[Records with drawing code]
---+---
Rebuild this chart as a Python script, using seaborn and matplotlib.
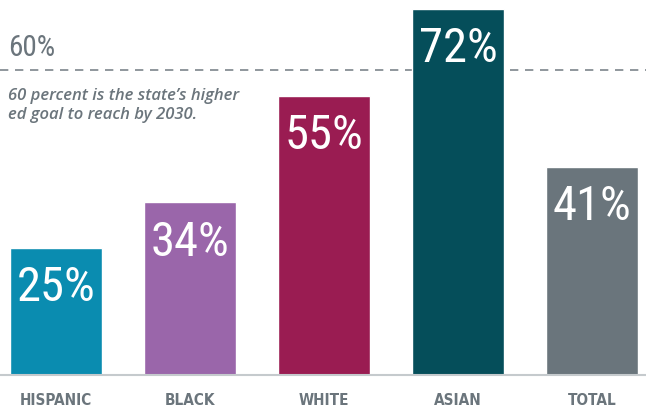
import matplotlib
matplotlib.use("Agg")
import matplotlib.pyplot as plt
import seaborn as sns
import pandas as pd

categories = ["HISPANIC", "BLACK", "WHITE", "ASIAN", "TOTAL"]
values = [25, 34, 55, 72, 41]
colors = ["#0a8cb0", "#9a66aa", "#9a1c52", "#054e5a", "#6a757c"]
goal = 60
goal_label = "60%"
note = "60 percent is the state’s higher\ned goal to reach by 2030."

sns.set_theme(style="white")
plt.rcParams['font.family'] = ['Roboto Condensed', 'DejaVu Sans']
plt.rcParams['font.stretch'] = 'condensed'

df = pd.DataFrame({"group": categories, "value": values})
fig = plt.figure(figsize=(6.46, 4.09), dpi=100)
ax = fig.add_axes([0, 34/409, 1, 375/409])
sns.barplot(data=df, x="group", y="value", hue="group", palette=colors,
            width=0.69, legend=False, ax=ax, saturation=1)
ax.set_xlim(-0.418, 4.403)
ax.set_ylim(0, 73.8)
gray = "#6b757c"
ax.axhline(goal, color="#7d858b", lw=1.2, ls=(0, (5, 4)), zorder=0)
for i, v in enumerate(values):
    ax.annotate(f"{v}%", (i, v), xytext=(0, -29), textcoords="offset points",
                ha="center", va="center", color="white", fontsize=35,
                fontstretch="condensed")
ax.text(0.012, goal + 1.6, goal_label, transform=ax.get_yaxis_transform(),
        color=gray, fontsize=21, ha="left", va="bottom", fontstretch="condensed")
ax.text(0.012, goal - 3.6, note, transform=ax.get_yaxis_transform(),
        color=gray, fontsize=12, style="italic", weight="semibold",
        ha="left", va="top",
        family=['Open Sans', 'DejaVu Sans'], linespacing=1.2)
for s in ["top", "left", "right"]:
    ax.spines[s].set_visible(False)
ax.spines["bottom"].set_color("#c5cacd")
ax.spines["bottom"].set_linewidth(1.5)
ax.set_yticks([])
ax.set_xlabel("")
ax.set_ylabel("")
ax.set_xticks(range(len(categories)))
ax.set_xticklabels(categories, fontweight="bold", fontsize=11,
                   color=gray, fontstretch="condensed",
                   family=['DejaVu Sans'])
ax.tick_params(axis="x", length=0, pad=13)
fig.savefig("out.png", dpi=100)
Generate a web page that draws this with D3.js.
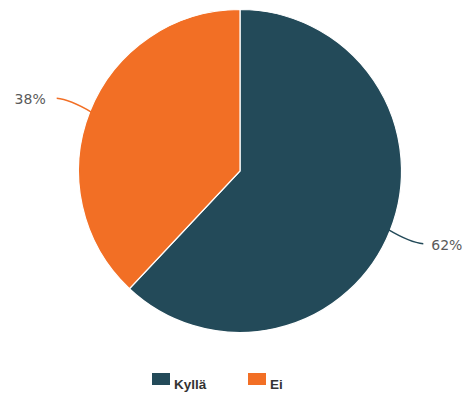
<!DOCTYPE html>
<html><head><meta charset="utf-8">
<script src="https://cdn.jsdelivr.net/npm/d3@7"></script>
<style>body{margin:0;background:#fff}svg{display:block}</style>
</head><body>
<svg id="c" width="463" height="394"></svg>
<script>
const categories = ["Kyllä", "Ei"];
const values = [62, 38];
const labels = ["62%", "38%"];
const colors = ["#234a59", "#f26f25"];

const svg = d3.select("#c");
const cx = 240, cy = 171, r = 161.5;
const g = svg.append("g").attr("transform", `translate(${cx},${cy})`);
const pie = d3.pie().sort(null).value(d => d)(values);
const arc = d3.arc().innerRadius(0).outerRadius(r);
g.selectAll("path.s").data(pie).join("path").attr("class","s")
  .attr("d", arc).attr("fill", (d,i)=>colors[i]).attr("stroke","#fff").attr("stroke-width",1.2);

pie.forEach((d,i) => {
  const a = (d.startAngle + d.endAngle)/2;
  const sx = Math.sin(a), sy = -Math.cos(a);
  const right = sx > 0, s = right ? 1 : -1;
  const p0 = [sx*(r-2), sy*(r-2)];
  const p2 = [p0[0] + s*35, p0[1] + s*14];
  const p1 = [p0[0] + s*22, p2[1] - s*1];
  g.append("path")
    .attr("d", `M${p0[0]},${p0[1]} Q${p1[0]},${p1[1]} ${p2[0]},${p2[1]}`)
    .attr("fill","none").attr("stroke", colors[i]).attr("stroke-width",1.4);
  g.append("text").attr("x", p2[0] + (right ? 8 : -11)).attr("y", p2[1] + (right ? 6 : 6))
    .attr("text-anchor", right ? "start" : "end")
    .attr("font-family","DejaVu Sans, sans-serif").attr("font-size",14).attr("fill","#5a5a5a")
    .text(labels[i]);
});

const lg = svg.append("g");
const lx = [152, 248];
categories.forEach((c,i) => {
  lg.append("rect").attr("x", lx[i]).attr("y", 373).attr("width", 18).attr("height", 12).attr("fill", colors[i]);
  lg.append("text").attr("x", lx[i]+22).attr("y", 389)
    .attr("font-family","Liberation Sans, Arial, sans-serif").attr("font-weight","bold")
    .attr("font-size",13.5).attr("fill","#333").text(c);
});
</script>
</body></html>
---+---
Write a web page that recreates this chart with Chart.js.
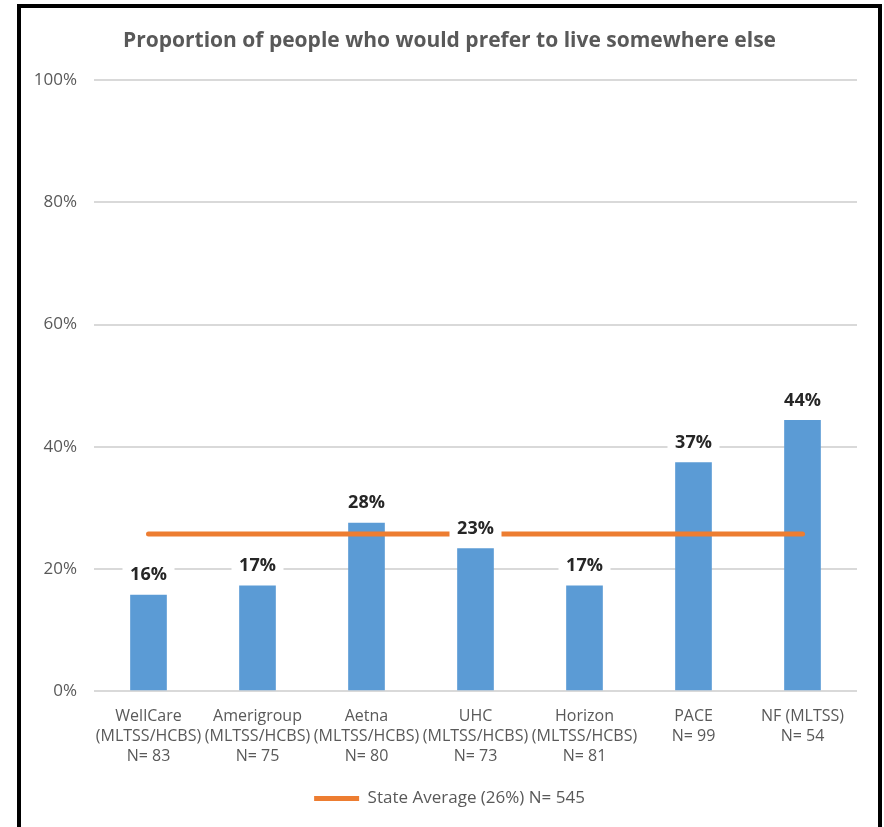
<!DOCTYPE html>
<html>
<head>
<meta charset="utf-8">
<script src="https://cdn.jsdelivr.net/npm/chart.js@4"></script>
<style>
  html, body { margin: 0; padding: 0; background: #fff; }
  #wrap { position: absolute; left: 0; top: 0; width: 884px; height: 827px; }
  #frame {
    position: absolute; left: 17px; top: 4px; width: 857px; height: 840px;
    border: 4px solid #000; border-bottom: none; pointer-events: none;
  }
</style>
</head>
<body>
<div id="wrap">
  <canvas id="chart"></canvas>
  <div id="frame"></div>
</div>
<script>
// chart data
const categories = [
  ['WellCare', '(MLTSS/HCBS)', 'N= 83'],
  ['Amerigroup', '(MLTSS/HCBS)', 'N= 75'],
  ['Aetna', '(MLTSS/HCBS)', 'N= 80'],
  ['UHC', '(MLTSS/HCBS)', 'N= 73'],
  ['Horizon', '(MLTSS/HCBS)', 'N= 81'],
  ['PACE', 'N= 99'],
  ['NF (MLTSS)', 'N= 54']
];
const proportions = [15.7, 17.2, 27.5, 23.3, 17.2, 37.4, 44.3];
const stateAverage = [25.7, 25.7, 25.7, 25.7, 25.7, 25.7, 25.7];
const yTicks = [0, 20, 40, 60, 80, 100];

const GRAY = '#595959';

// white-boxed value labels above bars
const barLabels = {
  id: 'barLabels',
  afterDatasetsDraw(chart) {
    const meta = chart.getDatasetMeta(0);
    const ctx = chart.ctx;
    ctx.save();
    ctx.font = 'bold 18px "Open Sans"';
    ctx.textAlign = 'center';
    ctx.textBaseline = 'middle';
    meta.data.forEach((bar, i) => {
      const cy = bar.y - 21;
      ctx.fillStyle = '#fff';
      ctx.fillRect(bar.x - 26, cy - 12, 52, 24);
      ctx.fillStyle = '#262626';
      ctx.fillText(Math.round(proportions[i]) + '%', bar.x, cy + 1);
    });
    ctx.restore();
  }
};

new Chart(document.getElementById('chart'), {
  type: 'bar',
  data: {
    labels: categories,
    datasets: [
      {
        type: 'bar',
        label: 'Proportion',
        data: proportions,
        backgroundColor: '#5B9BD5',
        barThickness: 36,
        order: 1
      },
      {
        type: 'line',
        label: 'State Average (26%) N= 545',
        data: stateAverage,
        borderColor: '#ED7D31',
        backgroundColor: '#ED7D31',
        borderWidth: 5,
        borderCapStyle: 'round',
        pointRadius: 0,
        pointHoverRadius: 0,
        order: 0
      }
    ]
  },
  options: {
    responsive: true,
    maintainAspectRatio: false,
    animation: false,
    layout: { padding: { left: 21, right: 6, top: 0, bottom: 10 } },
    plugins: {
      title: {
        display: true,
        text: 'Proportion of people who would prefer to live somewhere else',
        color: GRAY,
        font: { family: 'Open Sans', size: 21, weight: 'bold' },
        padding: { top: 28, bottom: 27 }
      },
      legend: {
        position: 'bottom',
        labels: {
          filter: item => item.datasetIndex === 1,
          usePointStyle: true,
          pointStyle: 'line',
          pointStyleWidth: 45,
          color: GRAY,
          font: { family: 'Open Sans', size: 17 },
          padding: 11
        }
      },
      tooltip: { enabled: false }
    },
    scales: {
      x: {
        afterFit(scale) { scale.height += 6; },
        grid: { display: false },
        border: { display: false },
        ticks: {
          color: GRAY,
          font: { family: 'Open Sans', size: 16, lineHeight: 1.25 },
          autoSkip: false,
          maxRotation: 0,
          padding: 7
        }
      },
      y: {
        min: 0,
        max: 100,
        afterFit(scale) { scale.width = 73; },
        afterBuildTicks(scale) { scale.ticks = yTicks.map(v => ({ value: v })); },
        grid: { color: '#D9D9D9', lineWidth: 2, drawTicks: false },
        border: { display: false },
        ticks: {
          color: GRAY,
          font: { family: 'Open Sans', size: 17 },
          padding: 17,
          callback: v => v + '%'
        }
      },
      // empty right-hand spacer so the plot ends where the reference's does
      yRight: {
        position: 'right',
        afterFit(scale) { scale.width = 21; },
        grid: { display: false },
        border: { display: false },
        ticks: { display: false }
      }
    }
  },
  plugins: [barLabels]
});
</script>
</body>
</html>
---+---
=== WHAT TO DO ===
All lines above from the one containing "Write a web" through the one containing "const GRAY = '#595959';" are to be quoted exactly, and only those; pictures are left out.

=== RESULT FOR THIS EXERCISE ===
Write a web page that recreates this chart with Chart.js.
<!DOCTYPE html>
<html>
<head>
<meta charset="utf-8">
<script src="https://cdn.jsdelivr.net/npm/chart.js@4"></script>
<style>
  html, body { margin: 0; padding: 0; background: #fff; }
  #wrap { position: absolute; left: 0; top: 0; width: 884px; height: 827px; }
  #frame {
    position: absolute; left: 17px; top: 4px; width: 857px; height: 840px;
    border: 4px solid #000; border-bottom: none; pointer-events: none;
  }
</style>
</head>
<body>
<div id="wrap">
  <canvas id="chart"></canvas>
  <div id="frame"></div>
</div>
<script>
// chart data
const categories = [
  ['WellCare', '(MLTSS/HCBS)', 'N= 83'],
  ['Amerigroup', '(MLTSS/HCBS)', 'N= 75'],
  ['Aetna', '(MLTSS/HCBS)', 'N= 80'],
  ['UHC', '(MLTSS/HCBS)', 'N= 73'],
  ['Horizon', '(MLTSS/HCBS)', 'N= 81'],
  ['PACE', 'N= 99'],
  ['NF (MLTSS)', 'N= 54']
];
const proportions = [15.7, 17.2, 27.5, 23.3, 17.2, 37.4, 44.3];
const stateAverage = [25.7, 25.7, 25.7, 25.7, 25.7, 25.7, 25.7];
const yTicks = [0, 20, 40, 60, 80, 100];

const GRAY = '#595959';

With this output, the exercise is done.